**YOUR GOAL:**
Your task is to give the listing below back word for word, pictures excluded.

**PROVIDED DATA:**
#####
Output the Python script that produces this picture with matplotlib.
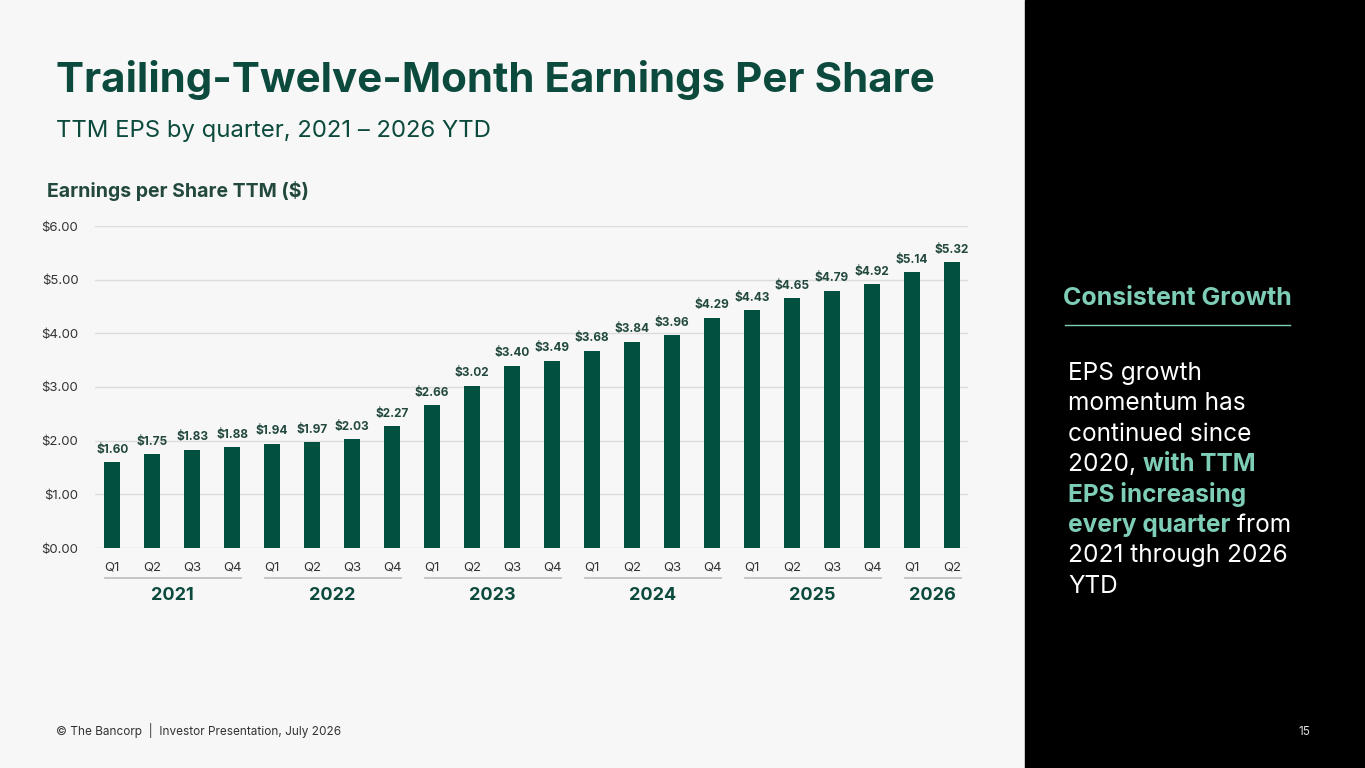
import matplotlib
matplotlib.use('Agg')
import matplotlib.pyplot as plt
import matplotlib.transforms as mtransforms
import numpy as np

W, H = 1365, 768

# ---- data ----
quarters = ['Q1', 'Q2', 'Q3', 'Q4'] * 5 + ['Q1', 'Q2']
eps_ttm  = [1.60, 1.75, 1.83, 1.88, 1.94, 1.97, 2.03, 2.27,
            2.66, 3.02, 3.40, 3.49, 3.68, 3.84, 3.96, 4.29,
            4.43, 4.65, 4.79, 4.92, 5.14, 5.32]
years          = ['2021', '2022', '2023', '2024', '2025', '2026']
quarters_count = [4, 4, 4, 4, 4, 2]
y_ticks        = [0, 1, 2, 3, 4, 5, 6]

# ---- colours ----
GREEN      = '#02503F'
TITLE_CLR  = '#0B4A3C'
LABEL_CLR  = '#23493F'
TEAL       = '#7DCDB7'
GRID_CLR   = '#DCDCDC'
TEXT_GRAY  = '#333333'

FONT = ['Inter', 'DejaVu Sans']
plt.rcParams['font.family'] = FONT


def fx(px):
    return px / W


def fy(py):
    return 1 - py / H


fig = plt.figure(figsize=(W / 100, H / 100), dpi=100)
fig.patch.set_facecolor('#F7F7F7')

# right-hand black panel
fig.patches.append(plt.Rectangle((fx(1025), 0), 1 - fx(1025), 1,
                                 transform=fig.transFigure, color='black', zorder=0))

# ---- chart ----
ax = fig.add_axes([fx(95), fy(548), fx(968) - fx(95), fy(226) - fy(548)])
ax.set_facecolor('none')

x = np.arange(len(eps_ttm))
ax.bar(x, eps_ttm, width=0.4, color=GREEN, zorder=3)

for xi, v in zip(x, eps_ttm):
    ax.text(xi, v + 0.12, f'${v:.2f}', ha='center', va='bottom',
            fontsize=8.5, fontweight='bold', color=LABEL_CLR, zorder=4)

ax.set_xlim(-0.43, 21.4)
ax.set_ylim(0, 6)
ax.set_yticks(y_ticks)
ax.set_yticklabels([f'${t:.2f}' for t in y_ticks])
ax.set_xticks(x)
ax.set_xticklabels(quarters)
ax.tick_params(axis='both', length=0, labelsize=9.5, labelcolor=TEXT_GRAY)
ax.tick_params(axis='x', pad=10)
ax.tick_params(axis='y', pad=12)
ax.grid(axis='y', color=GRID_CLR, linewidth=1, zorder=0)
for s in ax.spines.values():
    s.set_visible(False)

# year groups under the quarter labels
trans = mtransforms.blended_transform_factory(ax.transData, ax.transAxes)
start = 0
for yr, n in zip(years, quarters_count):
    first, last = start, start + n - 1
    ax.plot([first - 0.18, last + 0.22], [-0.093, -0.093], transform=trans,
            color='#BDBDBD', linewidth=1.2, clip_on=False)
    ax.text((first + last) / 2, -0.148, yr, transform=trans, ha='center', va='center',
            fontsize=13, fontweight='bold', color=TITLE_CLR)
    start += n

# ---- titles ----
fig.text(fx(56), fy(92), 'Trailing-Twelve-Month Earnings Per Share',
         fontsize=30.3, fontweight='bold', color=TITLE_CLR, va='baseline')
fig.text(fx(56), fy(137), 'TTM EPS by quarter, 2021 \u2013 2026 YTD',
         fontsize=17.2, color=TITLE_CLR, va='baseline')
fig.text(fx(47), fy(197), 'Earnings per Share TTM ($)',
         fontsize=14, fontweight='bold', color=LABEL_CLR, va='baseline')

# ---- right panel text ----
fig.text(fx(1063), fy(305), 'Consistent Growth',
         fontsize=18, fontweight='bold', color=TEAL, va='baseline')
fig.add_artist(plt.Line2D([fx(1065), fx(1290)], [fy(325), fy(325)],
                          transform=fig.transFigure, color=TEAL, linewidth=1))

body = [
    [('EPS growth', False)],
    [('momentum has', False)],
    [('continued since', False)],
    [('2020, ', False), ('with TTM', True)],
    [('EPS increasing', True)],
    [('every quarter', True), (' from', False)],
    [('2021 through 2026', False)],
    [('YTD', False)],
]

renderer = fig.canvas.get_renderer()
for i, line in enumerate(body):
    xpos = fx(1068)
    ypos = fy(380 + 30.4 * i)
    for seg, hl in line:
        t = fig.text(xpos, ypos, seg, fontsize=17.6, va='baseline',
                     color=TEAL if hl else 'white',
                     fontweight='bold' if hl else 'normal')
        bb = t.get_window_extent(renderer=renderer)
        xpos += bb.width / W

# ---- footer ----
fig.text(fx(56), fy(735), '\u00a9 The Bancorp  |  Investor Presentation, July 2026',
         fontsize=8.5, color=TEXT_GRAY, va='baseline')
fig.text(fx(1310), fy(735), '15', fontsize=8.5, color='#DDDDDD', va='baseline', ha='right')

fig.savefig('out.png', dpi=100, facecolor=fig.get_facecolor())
#####
**RESPONSE:**
Output the Python script that produces this picture with matplotlib.
import matplotlib
matplotlib.use('Agg')
import matplotlib.pyplot as plt
import matplotlib.transforms as mtransforms
import numpy as np

W, H = 1365, 768

# ---- data ----
quarters = ['Q1', 'Q2', 'Q3', 'Q4'] * 5 + ['Q1', 'Q2']
eps_ttm  = [1.60, 1.75, 1.83, 1.88, 1.94, 1.97, 2.03, 2.27,
            2.66, 3.02, 3.40, 3.49, 3.68, 3.84, 3.96, 4.29,
            4.43, 4.65, 4.79, 4.92, 5.14, 5.32]
years          = ['2021', '2022', '2023', '2024', '2025', '2026']
quarters_count = [4, 4, 4, 4, 4, 2]
y_ticks        = [0, 1, 2, 3, 4, 5, 6]

# ---- colours ----
GREEN      = '#02503F'
TITLE_CLR  = '#0B4A3C'
LABEL_CLR  = '#23493F'
TEAL       = '#7DCDB7'
GRID_CLR   = '#DCDCDC'
TEXT_GRAY  = '#333333'

FONT = ['Inter', 'DejaVu Sans']
plt.rcParams['font.family'] = FONT


def fx(px):
    return px / W


def fy(py):
    return 1 - py / H


fig = plt.figure(figsize=(W / 100, H / 100), dpi=100)
fig.patch.set_facecolor('#F7F7F7')

# right-hand black panel
fig.patches.append(plt.Rectangle((fx(1025), 0), 1 - fx(1025), 1,
                                 transform=fig.transFigure, color='black', zorder=0))

# ---- chart ----
ax = fig.add_axes([fx(95), fy(548), fx(968) - fx(95), fy(226) - fy(548)])
ax.set_facecolor('none')

x = np.arange(len(eps_ttm))
ax.bar(x, eps_ttm, width=0.4, color=GREEN, zorder=3)

for xi, v in zip(x, eps_ttm):
    ax.text(xi, v + 0.12, f'${v:.2f}', ha='center', va='bottom',
            fontsize=8.5, fontweight='bold', color=LABEL_CLR, zorder=4)

ax.set_xlim(-0.43, 21.4)
ax.set_ylim(0, 6)
ax.set_yticks(y_ticks)
ax.set_yticklabels([f'${t:.2f}' for t in y_ticks])
ax.set_xticks(x)
ax.set_xticklabels(quarters)
ax.tick_params(axis='both', length=0, labelsize=9.5, labelcolor=TEXT_GRAY)
ax.tick_params(axis='x', pad=10)
ax.tick_params(axis='y', pad=12)
ax.grid(axis='y', color=GRID_CLR, linewidth=1, zorder=0)
for s in ax.spines.values():
    s.set_visible(False)

# year groups under the quarter labels
trans = mtransforms.blended_transform_factory(ax.transData, ax.transAxes)
start = 0
for yr, n in zip(years, quarters_count):
    first, last = start, start + n - 1
    ax.plot([first - 0.18, last + 0.22], [-0.093, -0.093], transform=trans,
            color='#BDBDBD', linewidth=1.2, clip_on=False)
    ax.text((first + last) / 2, -0.148, yr, transform=trans, ha='center', va='center',
            fontsize=13, fontweight='bold', color=TITLE_CLR)
    start += n

# ---- titles ----
fig.text(fx(56), fy(92), 'Trailing-Twelve-Month Earnings Per Share',
         fontsize=30.3, fontweight='bold', color=TITLE_CLR, va='baseline')
fig.text(fx(56), fy(137), 'TTM EPS by quarter, 2021 \u2013 2026 YTD',
         fontsize=17.2, color=TITLE_CLR, va='baseline')
fig.text(fx(47), fy(197), 'Earnings per Share TTM ($)',
         fontsize=14, fontweight='bold', color=LABEL_CLR, va='baseline')

# ---- right panel text ----
fig.text(fx(1063), fy(305), 'Consistent Growth',
         fontsize=18, fontweight='bold', color=TEAL, va='baseline')
fig.add_artist(plt.Line2D([fx(1065), fx(1290)], [fy(325), fy(325)],
                          transform=fig.transFigure, color=TEAL, linewidth=1))

body = [
    [('EPS growth', False)],
    [('momentum has', False)],
    [('continued since', False)],
    [('2020, ', False), ('with TTM', True)],
    [('EPS increasing', True)],
    [('every quarter', True), (' from', False)],
    [('2021 through 2026', False)],
    [('YTD', False)],
]

renderer = fig.canvas.get_renderer()
for i, line in enumerate(body):
    xpos = fx(1068)
    ypos = fy(380 + 30.4 * i)
    for seg, hl in line:
        t = fig.text(xpos, ypos, seg, fontsize=17.6, va='baseline',
                     color=TEAL if hl else 'white',
                     fontweight='bold' if hl else 'normal')
        bb = t.get_window_extent(renderer=renderer)
        xpos += bb.width / W

# ---- footer ----
fig.text(fx(56), fy(735), '\u00a9 The Bancorp  |  Investor Presentation, July 2026',
         fontsize=8.5, color=TEXT_GRAY, va='baseline')
fig.text(fx(1310), fy(735), '15', fontsize=8.5, color='#DDDDDD', va='baseline', ha='right')

fig.savefig('out.png', dpi=100, facecolor=fig.get_facecolor())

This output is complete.